─── DATA

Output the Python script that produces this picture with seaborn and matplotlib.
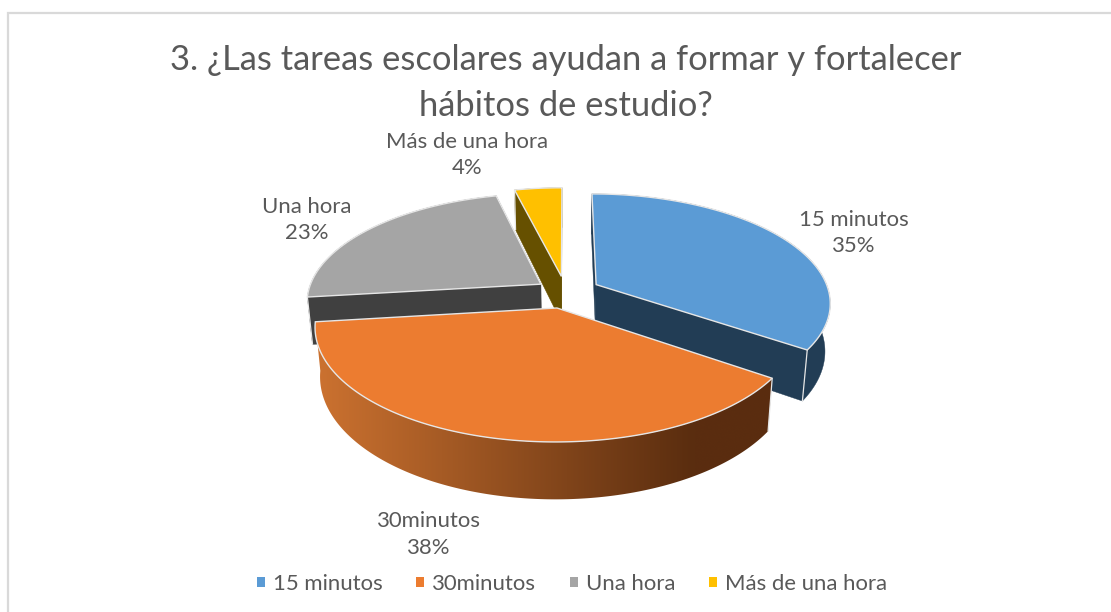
import numpy as np
import matplotlib
matplotlib.use("Agg")
import matplotlib.pyplot as plt
from matplotlib.patches import Patch, Polygon
from matplotlib.colors import to_rgb
import seaborn as sns

# ---- data ----
categories = ["15 minutos", "30minutos", "Una hora", "Más de una hora"]
answers = [9, 10, 6, 1]
title_text = "3. ¿Las tareas escolares ayudan a formar y fortalecer\nhábitos de estudio?"

# ---- style ----
top_colors = ["#5B9BD5", "#EC7C30", "#A5A5A5", "#FFC000"]
wall_colors = ["#223D55", None, "#404040", "#665000"]
grad_left, grad_right = "#CC7230", "#5A2D0F"
text_color = "#595959"
edge_color = "#E6E6E6"
frame_color = "#D9D9D9"
explode = [0.15, 0.15, 0.13, 0.15]

sns.set_theme(style="white")
plt.rcParams["font.family"] = ["Lato", "DejaVu Sans"]
palette = sns.color_palette(top_colors)

# projection of the tilted disc to pixels
CX, CY, SX, SY, K, DEPTH, SHRINK = 565.5, 292, 233, 107.2, 0.158, 47, 0.98


def project(u, v, bottom=False):
    w = 1 + K * v
    x = SX * u / w
    y = SY * v / w
    if bottom:
        return CX + x * SHRINK, CY - y + DEPTH / w
    return CX + x, CY - y


fig = plt.figure(figsize=(11.11, 6.12), dpi=100)
ax = fig.add_axes([0, 0, 1, 1])
ax.axis("off")

# chart frame (left + top edges only reach the crop)
ax.plot([8, 8, 1111], [612, 13, 13], color=frame_color, lw=1.6, solid_joinstyle="miter")

fractions = np.array(answers, dtype=float) / np.sum(answers)
edges = np.concatenate([[0], np.cumsum(fractions)]) * 2 * np.pi
slices = list(zip(edges[:-1], edges[1:]))
order = [3, 2, 0, 1]

for z, i in enumerate(order):
    a0, a1 = slices[i]
    mid = (a0 + a1) / 2
    ou, ov = explode[i] * np.sin(mid), explode[i] * np.cos(mid)
    th = np.linspace(a0, a1, 200)
    ru, rv = ou + np.sin(th), ov + np.cos(th)
    tx, ty = project(ru, rv)
    bx, by = project(ru, rv, True)
    ax0, ay0 = project(np.array([ou]), np.array([ov]))
    bx0, by0 = project(np.array([ou]), np.array([ov]), True)
    base = 10 + z * 5
    start_face = ([ax0[0], tx[0], bx[0], bx0[0]], [ay0[0], ty[0], by[0], by0[0]])
    end_face = ([ax0[0], tx[-1], bx[-1], bx0[0]], [ay0[0], ty[-1], by[-1], by0[0]])
    front = []
    back = []
    (front if np.sin(a0) < -1e-6 else back).append(start_face)
    (front if -np.sin(a1) < -1e-6 else back).append(end_face)
    wc = wall_colors[i]
    if wc is not None:
        for fx, fy in back:
            ax.fill(fx, fy, facecolor=wc, edgecolor=wc, linewidth=0.3, zorder=base)
        ax.fill(np.r_[tx, bx[::-1]], np.r_[ty, by[::-1]], facecolor=wc, edgecolor=wc,
                linewidth=0.3, zorder=base)
        for fx, fy in front:
            ax.fill(fx, fy, facecolor=wc, edgecolor=wc, linewidth=0.3, zorder=base)
        k = -1 if np.sin(a0) >= 0 else 0
        ax.plot([tx[k], bx[k]], [ty[k], by[k]], color=edge_color, lw=0.9, zorder=base)
    else:
        c0, c1 = np.array(to_rgb(grad_left)), np.array(to_rgb(grad_right))
        lo, hi = bx.min(), bx.max()
        ramp = np.clip(np.linspace(0, 1, 256) / 0.82, 0, 1)[None, :, None]
        img = c0[None, None, :] + (c1 - c0)[None, None, :] * ramp
        clip = Polygon(np.c_[np.r_[tx, bx[::-1]], np.r_[ty, by[::-1]]], closed=True,
                       transform=ax.transData, facecolor="none", edgecolor="none")
        ax.add_patch(clip)
        im = ax.imshow(img, extent=[lo - 5, hi + 8, by.max() + 2, ty.min() - 2], aspect="auto",
                       zorder=base, interpolation="bilinear")
        im.set_clip_path(clip)
        ax.plot([tx[0], bx[0]], [ty[0], by[0]], color=edge_color, lw=0.9, zorder=base + 0.5)
    ax.fill(np.r_[ax0, tx], np.r_[ay0, ty], facecolor=palette[i], edgecolor=edge_color,
            linewidth=1.0, zorder=base + 1)

ax.set_xlim(0, 1111)
ax.set_ylim(612, 0)
ax.set_aspect("auto")

# labels
label_pos = [(854, 233), (429, 534.5), (307, 220), (467, 155)]
percent = [round(100 * f) for f in fractions]
for name, p, (lx, ly) in zip(categories, percent, label_pos):
    ax.text(lx, ly, f"{name}\n{p}%", ha="center", va="center", color=text_color,
            fontsize=15.9, linespacing=1.4, zorder=50)

ax.text(566, 83, title_text, ha="center", va="center", color=text_color, fontsize=24.8,
        linespacing=1.5, zorder=50)

handles = [Patch(facecolor=c, edgecolor="none", label=n) for c, n in zip(palette, categories)]
ax.legend(handles=handles, ncol=4, loc="center", bbox_to_anchor=(572 / 1111, 1 - 584 / 612),
          frameon=False, fontsize=15.9, labelcolor=text_color, handlelength=0.36, handleheight=0.36,
          handletextpad=0.36, columnspacing=1.53, borderpad=0)

fig.savefig("out.png", dpi=100)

──────

Reproduce only the lines from the beginning of the data through the line that contains "CX, CY, SX, SY, K, DEPTH, SHRINK", both included, and please drop the pictures.

◆ EXERCISE RESULT ◆
Output the Python script that produces this picture with seaborn and matplotlib.
import numpy as np
import matplotlib
matplotlib.use("Agg")
import matplotlib.pyplot as plt
from matplotlib.patches import Patch, Polygon
from matplotlib.colors import to_rgb
import seaborn as sns

# ---- data ----
categories = ["15 minutos", "30minutos", "Una hora", "Más de una hora"]
answers = [9, 10, 6, 1]
title_text = "3. ¿Las tareas escolares ayudan a formar y fortalecer\nhábitos de estudio?"

# ---- style ----
top_colors = ["#5B9BD5", "#EC7C30", "#A5A5A5", "#FFC000"]
wall_colors = ["#223D55", None, "#404040", "#665000"]
grad_left, grad_right = "#CC7230", "#5A2D0F"
text_color = "#595959"
edge_color = "#E6E6E6"
frame_color = "#D9D9D9"
explode = [0.15, 0.15, 0.13, 0.15]

sns.set_theme(style="white")
plt.rcParams["font.family"] = ["Lato", "DejaVu Sans"]
palette = sns.color_palette(top_colors)

# projection of the tilted disc to pixels
CX, CY, SX, SY, K, DEPTH, SHRINK = 565.5, 292, 233, 107.2, 0.158, 47, 0.98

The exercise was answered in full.